Tuesday, January 17, 2012

Chile Journal III: Matta



The Chilean artist Roberto Matta lived from l911 to 2002. His work is on display at the Museo de Belles Artes in Santiago, a structure whose auspicious entry way with its high glass and steel ceiling recall the Belle Epoque train stations of Europe. Paris was a city where Matta lived intermittently and his midlife paintings like "The Art of Think" (1957) show the influence of Picasso and the cubists, though he was literally painting cubes in this essay on imagination which features abstract geometric elements in a three-dimensional space. Would it be fair to say that Matta’s abstract and surrealist works were the painterly equivalent of the magical realism of Marquez and other Latin American writers?
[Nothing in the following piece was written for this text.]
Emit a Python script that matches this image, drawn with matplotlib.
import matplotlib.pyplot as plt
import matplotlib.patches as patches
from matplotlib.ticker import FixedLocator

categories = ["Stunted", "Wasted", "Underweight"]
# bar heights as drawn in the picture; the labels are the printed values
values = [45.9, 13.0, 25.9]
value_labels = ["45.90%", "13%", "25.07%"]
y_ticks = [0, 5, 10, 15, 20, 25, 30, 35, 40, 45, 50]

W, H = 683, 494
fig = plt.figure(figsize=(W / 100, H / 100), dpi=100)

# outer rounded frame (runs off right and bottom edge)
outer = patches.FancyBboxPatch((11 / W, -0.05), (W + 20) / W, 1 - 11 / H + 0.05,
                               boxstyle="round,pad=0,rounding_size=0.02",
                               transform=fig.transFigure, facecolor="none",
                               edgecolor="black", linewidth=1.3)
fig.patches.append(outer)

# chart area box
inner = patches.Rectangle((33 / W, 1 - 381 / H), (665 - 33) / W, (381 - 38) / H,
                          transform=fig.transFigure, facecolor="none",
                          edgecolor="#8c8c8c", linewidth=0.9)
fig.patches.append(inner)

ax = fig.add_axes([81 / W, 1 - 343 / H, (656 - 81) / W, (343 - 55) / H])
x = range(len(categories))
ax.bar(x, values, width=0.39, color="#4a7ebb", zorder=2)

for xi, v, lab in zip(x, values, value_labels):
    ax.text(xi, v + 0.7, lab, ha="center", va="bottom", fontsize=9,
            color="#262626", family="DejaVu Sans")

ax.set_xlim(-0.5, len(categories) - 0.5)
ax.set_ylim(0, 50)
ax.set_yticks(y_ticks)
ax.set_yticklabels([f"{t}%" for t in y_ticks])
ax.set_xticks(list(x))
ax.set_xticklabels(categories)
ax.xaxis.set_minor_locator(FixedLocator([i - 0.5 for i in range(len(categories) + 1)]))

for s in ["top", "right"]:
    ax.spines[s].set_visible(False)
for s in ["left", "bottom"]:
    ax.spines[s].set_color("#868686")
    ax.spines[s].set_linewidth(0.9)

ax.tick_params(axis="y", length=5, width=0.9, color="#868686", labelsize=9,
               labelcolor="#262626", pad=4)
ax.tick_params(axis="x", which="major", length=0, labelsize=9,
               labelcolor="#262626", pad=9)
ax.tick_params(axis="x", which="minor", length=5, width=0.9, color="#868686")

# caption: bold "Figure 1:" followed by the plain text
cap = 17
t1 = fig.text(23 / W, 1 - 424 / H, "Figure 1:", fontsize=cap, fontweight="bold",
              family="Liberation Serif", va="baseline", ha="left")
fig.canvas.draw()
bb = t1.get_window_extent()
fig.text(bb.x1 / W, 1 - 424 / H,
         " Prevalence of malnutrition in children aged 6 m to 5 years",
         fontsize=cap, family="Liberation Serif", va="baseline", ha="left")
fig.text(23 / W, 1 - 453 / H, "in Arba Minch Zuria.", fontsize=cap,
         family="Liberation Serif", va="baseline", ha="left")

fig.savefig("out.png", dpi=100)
During the period when Allende became the first democratically elected president of Italy, Matta’s work on canvases covered with burlap, cement and even bits of hay took on a far more figurative caste. "El Ojo Del Alma es Una Estrella Rose", the eye of the soul is a red star exhibits an exuberance about human possibility. Like Phillip Guston, Matta started out an abstractionist while moving into a more figurative style that included a distinctly didactic element, resonating his strong opposition to the dehumanizing effects of modernity. His “Ojo con los Desarrolladores,” eye on progress is a futuristic world devoid of men whose providence could easily have been Chaplin’s Modern Times. In one of the panels of a cartoonish work Matta did late in his career Matta writes “cada hombre Lleva en si mismo la revolucion come el Huevo contieva la vida,” everyone carries within him his own revolution as an egg contains life.

1 comment:

  1. a lovely parapraxis, "Allende as president of "Italy"?????